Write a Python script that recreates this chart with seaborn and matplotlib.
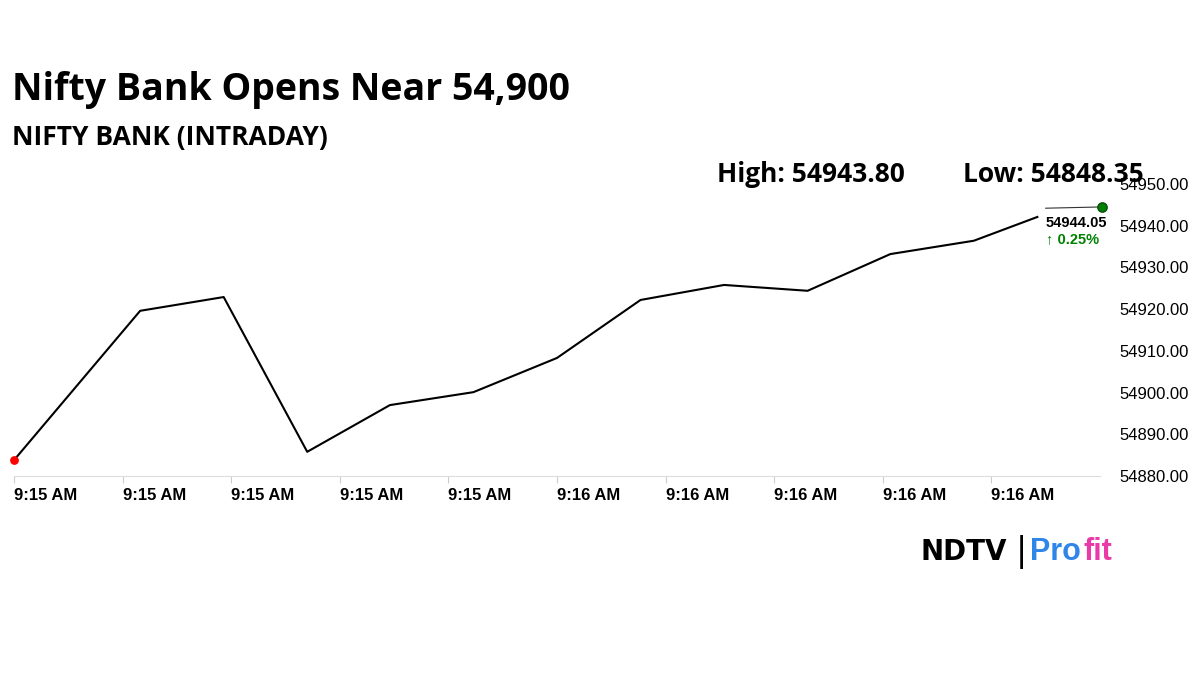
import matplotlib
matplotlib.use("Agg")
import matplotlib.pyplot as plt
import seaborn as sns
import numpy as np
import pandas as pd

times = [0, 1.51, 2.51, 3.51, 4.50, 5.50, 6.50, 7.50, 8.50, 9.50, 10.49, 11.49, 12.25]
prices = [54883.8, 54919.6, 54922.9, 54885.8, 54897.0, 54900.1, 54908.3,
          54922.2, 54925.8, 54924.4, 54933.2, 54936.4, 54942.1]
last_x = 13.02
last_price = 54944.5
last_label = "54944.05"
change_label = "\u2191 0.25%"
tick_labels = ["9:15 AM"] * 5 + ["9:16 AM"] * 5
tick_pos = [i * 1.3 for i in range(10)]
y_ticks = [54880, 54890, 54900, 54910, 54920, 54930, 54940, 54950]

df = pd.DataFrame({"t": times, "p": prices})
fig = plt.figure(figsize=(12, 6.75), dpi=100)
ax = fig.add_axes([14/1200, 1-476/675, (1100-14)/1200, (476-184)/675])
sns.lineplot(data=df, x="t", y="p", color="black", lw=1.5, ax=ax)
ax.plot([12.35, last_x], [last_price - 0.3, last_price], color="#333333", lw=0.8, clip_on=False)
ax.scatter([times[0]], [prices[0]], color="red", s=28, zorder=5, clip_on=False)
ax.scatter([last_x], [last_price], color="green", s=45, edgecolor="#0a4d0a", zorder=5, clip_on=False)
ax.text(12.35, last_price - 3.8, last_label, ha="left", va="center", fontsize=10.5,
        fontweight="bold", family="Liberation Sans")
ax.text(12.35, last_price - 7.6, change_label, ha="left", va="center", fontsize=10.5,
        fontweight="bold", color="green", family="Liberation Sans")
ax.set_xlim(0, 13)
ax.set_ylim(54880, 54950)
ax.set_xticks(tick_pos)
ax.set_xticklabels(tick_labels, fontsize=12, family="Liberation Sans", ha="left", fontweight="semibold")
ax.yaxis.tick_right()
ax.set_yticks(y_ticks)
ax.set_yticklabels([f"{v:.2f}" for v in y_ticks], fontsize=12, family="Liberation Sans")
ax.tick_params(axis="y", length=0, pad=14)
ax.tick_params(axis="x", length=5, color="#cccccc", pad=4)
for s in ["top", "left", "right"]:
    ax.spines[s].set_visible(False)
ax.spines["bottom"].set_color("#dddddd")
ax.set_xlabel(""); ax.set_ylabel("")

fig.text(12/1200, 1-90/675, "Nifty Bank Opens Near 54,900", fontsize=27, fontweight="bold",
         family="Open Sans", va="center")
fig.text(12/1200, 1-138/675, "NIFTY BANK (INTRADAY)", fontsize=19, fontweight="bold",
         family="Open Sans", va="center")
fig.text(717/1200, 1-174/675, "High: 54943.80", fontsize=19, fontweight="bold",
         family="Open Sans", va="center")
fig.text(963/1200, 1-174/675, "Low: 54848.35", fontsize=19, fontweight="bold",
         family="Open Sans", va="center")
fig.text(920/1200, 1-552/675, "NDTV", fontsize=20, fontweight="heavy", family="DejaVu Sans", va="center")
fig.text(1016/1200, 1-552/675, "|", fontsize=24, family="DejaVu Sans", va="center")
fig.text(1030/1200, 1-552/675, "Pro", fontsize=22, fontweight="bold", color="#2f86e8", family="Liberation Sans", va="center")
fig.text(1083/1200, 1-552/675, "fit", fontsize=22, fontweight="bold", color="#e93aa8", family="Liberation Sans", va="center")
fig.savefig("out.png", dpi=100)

========

▸ WHAT THE EXERCISE ASKS
Of all the lines above, how many contain the word "seaborn"? Answer with only the number.

▸ SOLVED PROBLEM
2